For 20 years the Personal Digital Assistant was THE management gizmo, until the smartphone came along and ate its lunch!

So let's look back at the early days of the pocket office revolution. Bring your stylus...
Pocket tech took a big step forward in the 1970s via the humble calculator, and one model in particular: the 1974 Hewlett Packard HP-65. It was the world's first programmable handheld calculator thanks to a magnetic card reader that let you load and save programmes.
Six years later the revolution took another step forward with the Sharp PC-1211. This was a 'pocket computer' with a QUERTY keyboard and 24 character LCD that supported BASIC programming.

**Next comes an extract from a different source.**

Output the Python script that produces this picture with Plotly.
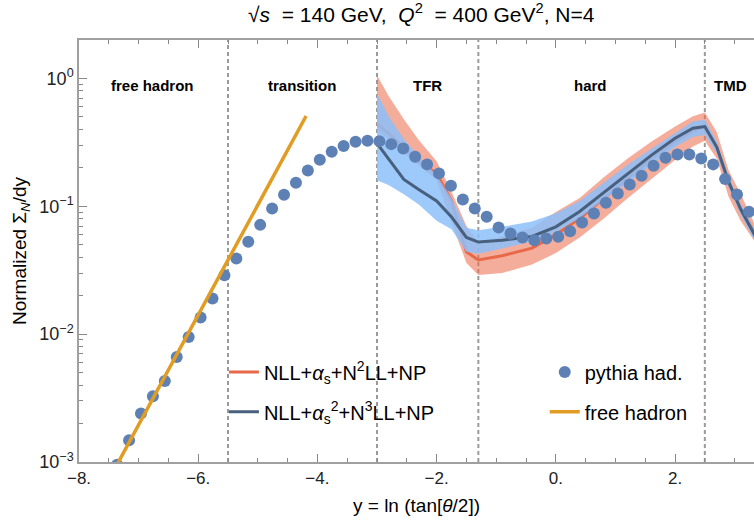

Tandy rebadged the 1211 as the TRS-80 PC1 for the American market.
Pocket computers were really long programmable calculators, but in 1982 Hewlett Packard introduced a novel feature on its HP-75 model: an appointments scheduler.

And with a built-in alarm as well as a text editor the seeds of the Personal Digital Assistant had been planted...
Then in 1984 Psion launched the Organiser: a pocket computer with a scheduler and a database in a rugged design. For the first time you could store contact details, organise your diary, do calculations and run simple programmes on the go. Battery life was measured in months.
The Psion Organiser 2, launched in 1986, included an operating system, a programming language and a RS232 port for connecting to other systems. It was widely used by businesses for stock control, quality inspection and currency calculations.

Handheld computing was taking off...
By 1989 the handheld market was starting to split in two. One branch led to the palmtops: IBM PC compatible sub-laptops such as the Poquet PC and the Atari Portfolio. Simple, light and rugged the Portfolio was the PC John Connor used to hack ATMs with in Terminator 2.